Office tenants are back on the move. In the first quarter of 2026, occupiers signed new leases totaling about 120 million square feet nationwide—a 25% jump from a year earlier and the first time quarterly volume has surpassed the pre-2020 average, according to CoStar data.
Yet beneath that headline number lies a market defined less by sweeping corporate expansions and more by a steady churn of smaller deals reshaping the office landscape.
Unlike other data sources that track only select metros or property types, CoStar aims to capture the broadest possible view of U.S. office leasing activity.
"We're trying to capture the commercial real estate universe, so we are tracking all the markets we can and all the buildings we can," Phil Mobley, national director of Office Analytics at CoStar Group, tells GlobeSt.com.
What CoStar's numbers show is a fundamental shift in leasing behavior.

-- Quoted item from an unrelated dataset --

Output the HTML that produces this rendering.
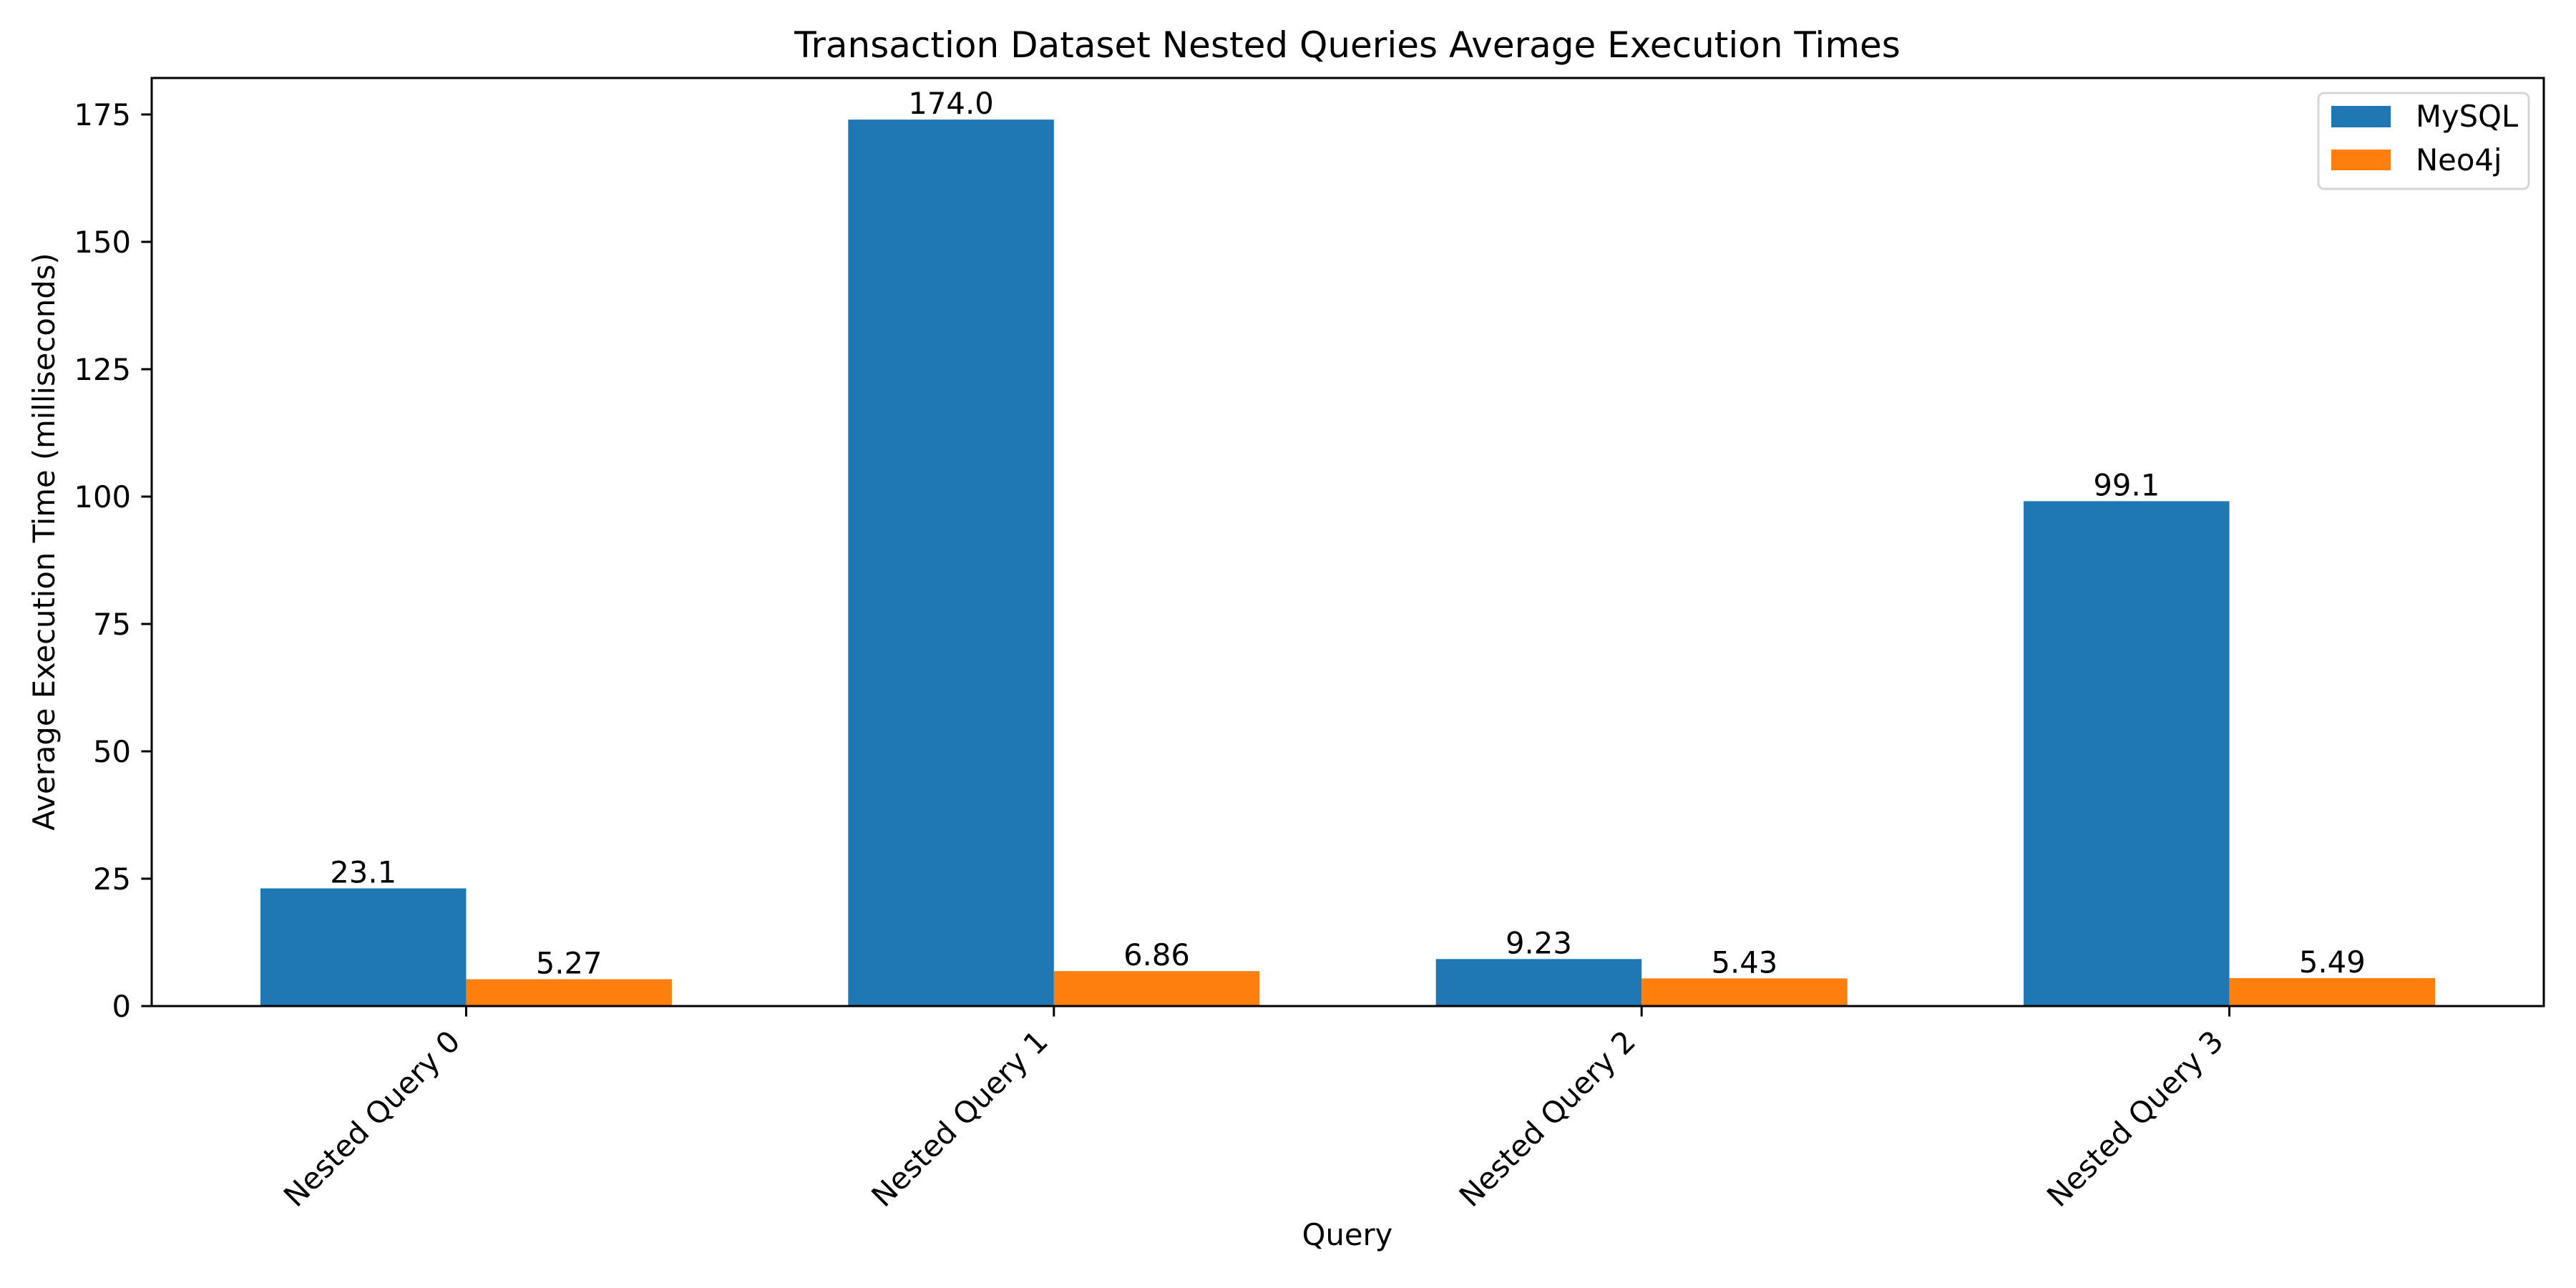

"Smaller deals have been the key feature of the leasing market for about 2 and a half years now … the general size of a lease deal being about 15% smaller than before 2020," Mobley says. "What has really driven the recovery of leasing volume has been the full recovery of the number of lease deals being done."
That uptick matters. In 2025, there were 5% more lease transactions than during the pre-pandemic 2015-to-2019 average, though the smaller deal size meant total dollar volume was still roughly 10% lower. The first quarter of this year changed that equation.
"In Q1, there was a surge in the number of deals that brought volume to the pre-pandemic average on a quarterly basis," Mobley says.
The term "smaller deals," he adds, can be misleading. The activity includes both growing mid-sized firms relocating and large corporations downsizing into tighter footprints. The result is a market whose total supply and demand appear flat, even as transaction volume keeps accelerating.
"It is occupiers sorting themselves into the best locations and out of the worst," Mobley says.
"It's one of those things that, at a very high level, doesn't look like there is much going on. We've got a very high and stable vacancy rate, very close to its all-time high, but occupancy is very little changed."
That dynamic is putting more pressure on landlords and developers to differentiate.
"To be competitive as an owner, your building has to be good enough to steal market share from somebody else," Mobley says, pointing to stagnant job and population growth.
"Whether you're in Dallas or Miami or Charlotte and steal it from the Northeast, or from another part of town, your building has to be good enough at the right time to justify a tenant at one place leaving for your place."
Even then, he adds, the economics must work. "It must be advantageous enough for a company to justify all the expenses, whether increased rents, the 'underappreciated factor' of moving costs, or construction pricing that is significantly higher from five years ago."